The gas deal came only after rancorous negotiations led the Kremlin to cut off Ukraine's supplies for two days.

That, said some analysts, gave a boost to pro-Yushchenko politicians in the run-up to what will certainly be a closely fought March 26 parliamentary poll, at the cost of his pro-Moscow opponents.

"This [latest vote] is an attempt by the political opposition in Ukraine to seize political initiative from President Yushchenko's camp ahead of the March election," said CSFB economist Sergei Voloboyev.

"The opposition lost the initiative to the government after the successful resolution of the gas crisis with Russia, with the popularity of the pro-Russian political leaders suffering most as a result of Russia's decision to cut gas supplies."

Yushchenko, in comments published on his official web site, said that Prime Minister Yuriy Yekhanurov and his government would stay on until the election.

Yekhanurov pledged to do all he could to prevent any impact on the gas deal with Russia, the battle over which briefly disrupted supplies to major European customers at the start of the year.

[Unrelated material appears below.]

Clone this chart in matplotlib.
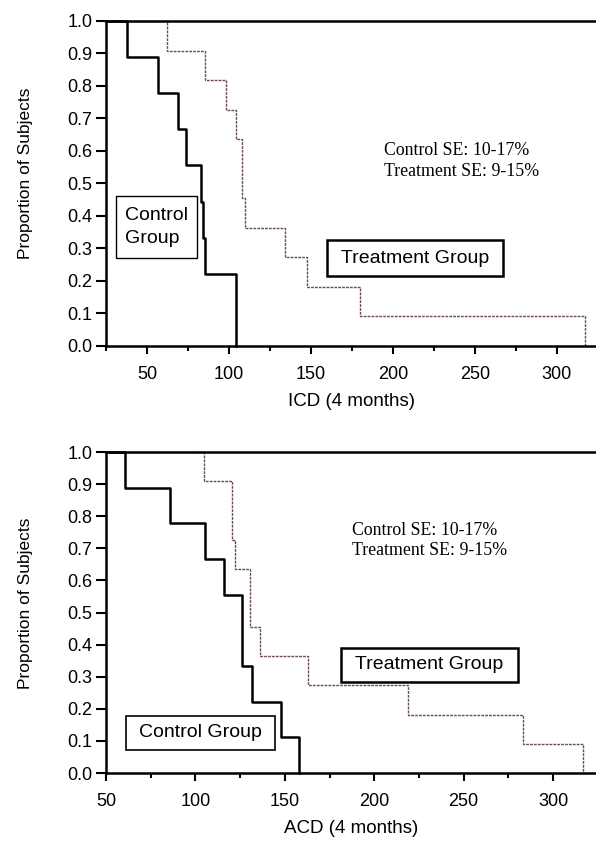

The resolution passed by the parliament had no word on the fate of the contract, but analysts said they doubted it would affect it for the moment.

A Yushchenko spokeswoman said the president planned to challenge the vote in Ukraine's Constitutional Court.

However, the court is currently paralyzed by not having its full complement of judges because the parliament has blocked Yushchenko's nominees.

It is the latest blow to Yushchenko, who has spent his first year in office battling poor economic growth and corruption scandals.

Bankers said they expected the latest political instability would push down the hryvna in trading on Wednesday.

Officials said a new government could emerge only after the poll.

"The absurdity of the situation is that neither the president nor the parliament will be able to form a new government until a new parliament is elected," Justice Minister Serhiy Golovaty told reporters after the vote.

A main driving force behind the no-confidence vote was former Prime Minister Yulia Tymoshenko. She was sacked by Yushchenko last September after the partnership that swept them to power in the Orange Revolution turned sour amid accusations of corruption.

Tymoshenko will run against Yushchenko's allies in the March polls, and she has seized every opportunity to criticize the government of Yekhanurov, the technocrat who replaced her.

In the vote, which required a simple majority, she joined forces with opposition parties representing the pro-Moscow administration that was ousted at the end of 2004.

Tymoshenko has vowed to fight the gas deal, signed by Moscow and Kiev on Jan. 4. It was her leaking of what her web site claimed was the contract details that fueled parliamentary anger over the deal. She alleges that what was hailed as a five-year deal was in fact only for six months.

Ukrainian and Russian officials have not commented on the allegations.

 Ukraine's sovereign bonds slumped Tuesday after the parliament sacked Yekhanurov's government. However, traders and analysts said the market reaction was indicative of a wait-and-see attitude, with requisite price weakness, but not panic selling.

"There is a lot of uncertainty about the details of the gas deal. Investors are still holding off until it is clear how much Ukraine will have to pay in future," said Zaolt Papp at ABN Amro in London.

 Ukraine's key stock index had its biggest decline in seven months following the vote Tuesday, Bloomberg reported. Chemical producer Concern Stirol and pipemaker VAT Nyzhnodniprovsky Truboprokatny Zavod led the slide.

The PFTS Index fell 2.1 percent to 345.55 at the close of trading in Kiev, the biggest drop since June 17.